The real stars of the inquiry, former Prime Minister Tony Blair and his successor, Gordon Brown, will appear before the committee early next year. The Iraq invasion is as politically linked to Blair in Britain as it is to the administration of President George W. Bush in the U.S. Many Britons believe Blair exaggerated the threat posed by Iraq's weapons of mass destruction to win support for the war, which cost the lives of 179 British soldiers; polls show that 60 percent of the British public think the invasion was a mistake.
Then Prime Minister Tony Blair visiting British troops in Iraq in 2006.

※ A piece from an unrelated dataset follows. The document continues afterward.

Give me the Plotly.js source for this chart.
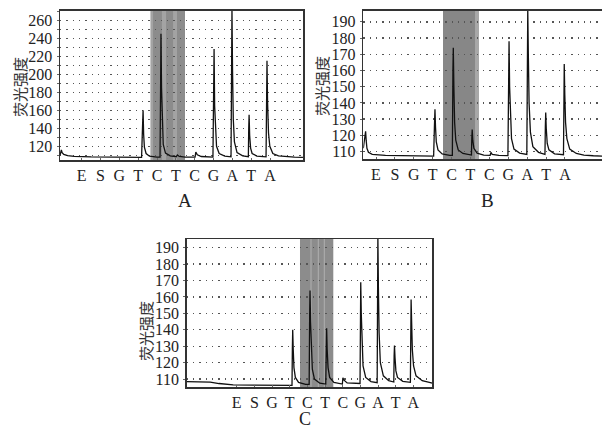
<!DOCTYPE html>
<html>
<head>
<meta charset="utf-8">
<script src="https://cdn.plot.ly/plotly-3.0.1.min.js"></script>
<style>html,body{margin:0;padding:0;background:#fff;}#chart{width:602px;height:428px;}</style>
</head>
<body>
<div id="chart"></div>
<script>
// Dispensation order (x tick labels)
const dispensations = ['E','S','G','T','C','T','C','G','A','T','A'];
const panelLetters = ['A','B','C'];
const yTitle = '荧光强度';

// Panel A signal (x in dispensation units, y fluorescence)
const aX = [-1.15,-1.08,-1.04,-0.95,-0.75,-0.4,0.5,1.5,2.5,3.18,3.22,3.26,3.29,3.33,3.42,3.6,4.0,4.16,4.19,4.21,4.24,4.28,4.33,4.45,4.7,5.02,5.08,5.18,5.5,6.02,6.06,6.14,6.35,6.97,7.0,7.03,7.06,7.1,7.16,7.3,7.6,7.93,7.96,7.98,8.01,8.05,8.11,8.25,8.55,8.85,8.87,8.89,8.92,8.97,9.05,9.3,9.79,9.82,9.84,9.87,9.92,9.99,10.15,10.45,10.9,11.3,11.75];
const aY = [110,116,113,111,109.6,108.8,108.2,107.9,107.7,107.7,135,160,133,119,112,109,108,108,185,245,185,140,122,112.5,109.5,108.4,110.5,108.8,108,107.9,113.5,110.5,108.7,108,170,228,165,135,120,112,109.2,108.3,210,272,205,150,125,113,109.5,108.5,140,155,132,118,112,109.2,108.3,180,215,170,135,120,112,109.3,108.4,108,107.8];

// Panel B signal
const bX = [-0.67,-0.6,-0.55,-0.52,-0.48,-0.4,-0.2,0.5,1.5,2.5,3.05,3.09,3.12,3.15,3.19,3.28,3.5,3.9,4.04,4.07,4.09,4.12,4.16,4.22,4.35,4.6,5.0,5.05,5.07,5.09,5.12,5.18,5.35,5.7,6.04,6.08,6.15,6.5,6.98,7.01,7.04,7.07,7.11,7.17,7.3,7.6,7.98,8.0,8.03,8.06,8.1,8.17,8.3,8.6,8.94,8.96,8.98,9.01,9.06,9.15,9.45,9.92,9.94,9.96,9.99,10.03,10.1,10.25,10.6,11.0,11.5,11.96];
const bY = [112,118,122.5,117,112,109.5,108.2,107.6,107.3,107.2,107.2,125,136,125,116,111,108.5,107.6,107.6,160,174,150,128,117,111,108.8,107.8,107.8,118,123.5,117,112,109,107.8,107.6,109.4,108.3,107.6,107.5,160,178,150,130,118,111.5,109,108.2,180,198,170,140,122,113,109.5,108.2,125,134,124,115,111,108.6,108,150,164,145,128,118,111.5,108.8,107.8,107.4,107.2];

// Panel C signal
const cX = [-2.83,-2.0,-1.5,-1.0,-0.2,1.0,2.0,3.13,3.15,3.17,3.2,3.24,3.32,3.5,3.9,4.1,4.13,4.15,4.18,4.22,4.28,4.4,4.7,5.04,5.07,5.09,5.12,5.17,5.26,5.5,5.98,6.01,6.06,6.25,6.98,7.0,7.02,7.05,7.09,7.15,7.3,7.6,7.95,7.97,7.99,8.02,8.06,8.13,8.3,8.6,8.89,8.91,8.93,8.96,9.01,9.1,9.4,9.83,9.85,9.87,9.9,9.94,10.01,10.15,10.5,10.9,11.07];
const cY = [108.5,108.4,108.2,107.3,106.5,106.3,106.2,106.2,128,140,128,117,111,108,106.8,106.8,150,164,145,126,116,110,107.5,107,130,141,128,117,111,108,107,110.8,109.5,107.7,107.3,150,169,150,130,118,111,108.5,107.8,170,197,165,138,120,112,109,108.2,124,130.5,123,115,111,108.6,108,145,158.5,145,128,118,112,109,107.8,107.5];

// Shaded dispensation windows [start, end] in x units
const bandsA = [[3.664,5.486]];
const lightA = [[3.664,3.79],[4.26,4.48],[4.85,5.06]];
const bandsB = [[3.545,5.45]];
const lightB = [[5.24,5.45]];
const bandsC = [[3.582,5.467]];
const thinC = [4.205,4.618,4.958];

const W = 602, H = 428;
const serif = 'Liberation Serif, Times New Roman, serif';
const cjk = 'Noto Sans CJK SC, sans-serif';

function px(x){ return x / W; }
function py(y){ return 1 - y / H; }

const lineStyle = {color:'#111', width:1.3};
const traces = [
  {x:aX, y:aY, xaxis:'x', yaxis:'y', mode:'lines', line:lineStyle, hoverinfo:'skip', showlegend:false},
  {x:bX, y:bY, xaxis:'x2', yaxis:'y2', mode:'lines', line:lineStyle, hoverinfo:'skip', showlegend:false},
  {x:cX, y:cY, xaxis:'x3', yaxis:'y3', mode:'lines', line:lineStyle, hoverinfo:'skip', showlegend:false}
];

const tickvals = dispensations.map((_, i) => i);

function xAxis(domain, range, anchor){
  return {
    domain: domain, range: range, anchor: anchor,
    tickmode:'array', tickvals: tickvals, ticktext: dispensations,
    showgrid:false, zeroline:false, showline:true, mirror:true,
    linecolor:'#333', linewidth:1.5,
    ticks:'inside', ticklen:2, tickcolor:'#666', tickwidth:1,
    tickfont:{family:serif, size:16, color:'#222'},
    ticklabelstandoff:0,
    fixedrange:true
  };
}
function yAxis(domain, range, anchor, dtick, tick0, minor){
  const ax = {
    domain: domain, range: range, anchor: anchor,
    tick0: tick0, dtick: dtick,
    showgrid:true, gridcolor:'#555', gridwidth:1.3, griddash:'1.3px,5px',
    zeroline:false, showline:true, mirror:true,
    linecolor:'#333', linewidth:1.5,
    ticks:'outside', ticklen:2, tickcolor:'#666', tickwidth:1,
    tickfont:{family:serif, size:16, color:'#222'},
    ticklabelstandoff:1,
    fixedrange:true
  };
  if (minor) {
    ax.minor = {dtick:10, tick0:tick0, showgrid:true, gridcolor:'#555', gridwidth:1.3, griddash:'1.3px,5px', ticks:'outside', ticklen:2, tickcolor:'#666'};
  }
  return ax;
}

const shapes = [];
function addBands(list, xref, color){
  list.forEach(b => shapes.push({type:'rect', xref:xref, yref:(xref==='x'?'y':'y'+xref.slice(1))+' domain', x0:b[0], x1:b[1], y0:0, y1:1, fillcolor:color, line:{width:0}, layer:'below'}));
}
addBands(bandsA, 'x', '#8c8c8c');
addBands(lightA, 'x', '#a3a3a3');
addBands(bandsB, 'x2', '#878787');
addBands(lightB, 'x2', '#a8a8a8');
addBands(bandsC, 'x3', '#8c8c8c');
thinC.forEach(v => shapes.push({type:'line', xref:'x3', yref:'y3 domain', x0:v, x1:v, y0:0, y1:1, line:{color:'#b0b0b0', width:1}, layer:'below'}));

function ann(text, x, y, font, angle){
  return {text:text, x:px(x), y:py(y), xref:'paper', yref:'paper', xanchor:'center', yanchor:'middle', textangle:angle||0, showarrow:false, font:font};
}
const titleFont = {family:cjk, size:15, color:'#333'};
const letterFont = {family:serif, size:19, color:'#222'};
const annotations = [
  ann(yTitle, 19, 87, titleFont, -90),
  ann(yTitle, 322, 86, titleFont, -90),
  ann(yTitle, 145, 331, titleFont, -90),
  ann(panelLetters[0], 185, 200, letterFont),
  ann(panelLetters[1], 487, 200, letterFont),
  ann(panelLetters[2], 305, 419, {family:serif, size:18, color:'#222'})
];

const layout = {
  width:W, height:H,
  margin:{l:0, r:0, t:0, b:0},
  paper_bgcolor:'#fff', plot_bgcolor:'#fff',
  showlegend:false,
  xaxis: xAxis([px(60), px(303)], [-1.152, 11.752], 'y'),
  yaxis: yAxis([py(160), py(10.7)], [104.8, 270.5], 'x', 20, 120, true),
  xaxis2: xAxis([px(363.3), 1], [-0.672, 11.958], 'y2'),
  yaxis2: yAxis([py(159.3), py(10.7)], [105.2, 196.9], 'x2', 10, 110, false),
  xaxis3: xAxis([px(186.7), px(432.3)], [-2.83, 11.07], 'y3'),
  yaxis3: yAxis([py(387.3), py(239)], [105, 195.3], 'x3', 10, 110, false),
  shapes: shapes,
  annotations: annotations
};

Plotly.newPlot('chart', traces, layout, {displayModeBar:false, staticPlot:true});
</script>
</body>
</html>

But as the first public hearing commenced on Tuesday, inquiry head Sir John Chilcot warned that his committee had not been set up to assign blame, but to explain how similar mistakes could be avoided in the future. "We are not a court," he said. "No one is on trial. But I make a commitment here that once we get to our final report, we will not shy away from making criticisms where they are warranted. [We will be] thorough, rigorous, fair and frank."
The panel's lack of legal power has already led some in the anti-war lobby to declare the inquiry a "whitewash." Simon Jenkins, a commentator with British newspaper The Guardian, observed that the panel cannot deliver the one thing many opponents of the Iraq invasion have long demanded: the trial of Blair on war crimes charges. "[They say] Blair must be hung, drawn and quartered," he wrote. "[The public] clamors not for facts but for retribution for the Iraq war." In an editorial, the Times of London came to a similar conclusion: "It is increasingly obvious that some zealots will hold all such inquiries tainted until and unless they arrive at the 'right' answer concerning Mr. Blair's supposed abuse of power."
Despite the heated language in the British media, the inquiry's opening day was a rather tame affair. The first three witnesses, former Defense Ministry and Foreign Office mandarins, fielded questions from the panel on the U.S. and Britain's stance on Iraq before and after the 9/11 attacks. Most interestingly, William Patey, ex-head of the Foreign Office's Middle East department, revealed that as early as February 2001, "We were aware of these drumbeats in Washington [calling for the overthrow of Saddam Hussein] and internally we discussed it. Our policy was to stay away from that. ... We didn't think that Saddam was a good thing and it would be great if he went, but we didn't have a policy for getting rid of him."
Ultimately, this measured method of evidence collection could, as the Guardian newspaper said on Monday, help "heal the wounds of war." But for Rose Gentle and others who lost family members in Iraq, the inquiry will succeed if it stops the country "from entering another illegal war, so that other parents won't have to experience my pain."